Aug. 2 (Bloomberg) -- It’s a 1-acre farm fertile enough to produce a 2-ton harvest of rainbow chard, kale, basil, eggplant and cucumbers -- and it sits atop an 11-story industrial building in the Brooklyn Navy Yard.
New York City’s largest rooftop garden will soak up more than 1 million gallons of storm water a year, reducing the risk of sewage overflow into the harbor when runoff exceeds the system’s capacity, officials said. The water will be used to irrigate the crops, and the soil will provide better insulation for the building than traditional black roofs.
It’s part of Mayor Michael Bloomberg’s two-year-old strategy to reduce emissions of climate-changing carbon gases 30 percent by 2030. The so-called green roof will create jobs and “help keep our harbors and streams clean,” Bloomberg said in a statement prepared for a group of officials and reporters who planned to tour the site today.
The farm’s 12-inch-deep growing beds are composed of a non-dirt-based soil formula engineered for rooftop use by Skyland USA LLC, an Avondale, Pennsylvania-based manufacturer, under the specifications of the Brooklyn Grange, a nonprofit operator of farms atop roofs of two buildings in Long Island City, Queens, and at the Navy Yard.

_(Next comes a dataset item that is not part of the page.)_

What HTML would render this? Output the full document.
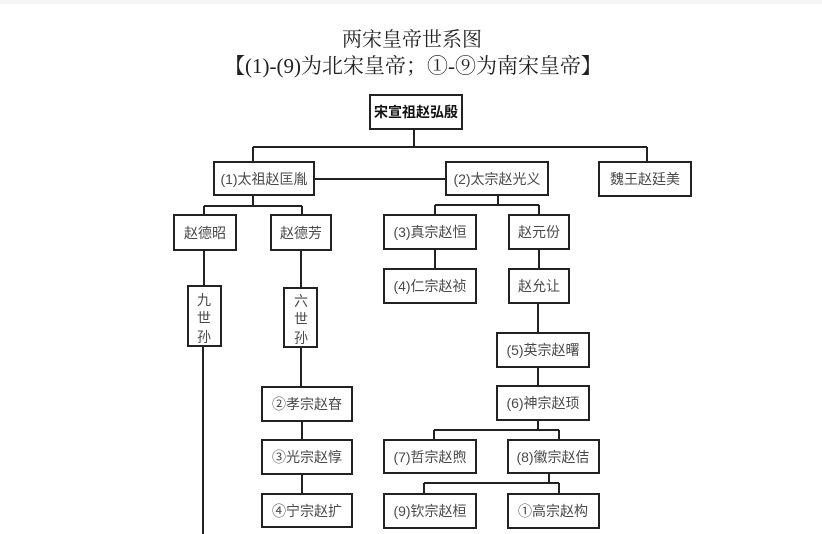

It’s the Brooklyn Grange’s second farm. In addition to leafy greens, the organization representatives say they intend to grow aromatic herbs, heirloom tomatoes and carrots from April to November, with cover crops such as clover in winter to prevent erosion and to replenish vital nutrients.
Brooklyn Grange sells its produce to local stores, markets and restaurants and sometimes to tenants of buildings below its rooftop farms, the group says on its website.
The Navy Yard also is home to the Brooklyn Grange Apiary, more than 30 beehives that will yield about 1,500 pounds of honey a year, the mayor’s office said.
The Navy Yard and Brooklyn Grange created the farm with a $592,730 grant from the city Department of Environmental Protection as part of the NYC Green Infrastructure Plan. The program uses vegetation, soil and other elements to absorb and evaporate water to manage storm water and improve the quality of the city’s surrounding harbors and rivers.
To encourage installation of green roofs, the city provides a property-tax abatement of $4.50 per square foot of green roof, up to $100,000. Property owners qualify with installation covering at least 50 percent of a roof, and a maintenance plan to ensure viability of the vegetation and storm water benefits. The program is currently scheduled to remain in effect until 2013, the mayor’s office said in a news release.
On the Roof
New York City receives about 43 to 50 inches (109 to 127 centimeters) of precipitation per year with little variation from month to month.
About 78 percent of the city’s urban surfaces -- including rooftops, sidewalks, streets and open space -- are impervious, meaning water is unable to infiltrate the ground or get absorbed by trees and other foliage, according to the DEP’s website. Rooftops make up about 28 percent of the city’s impervious surfaces, according to the department.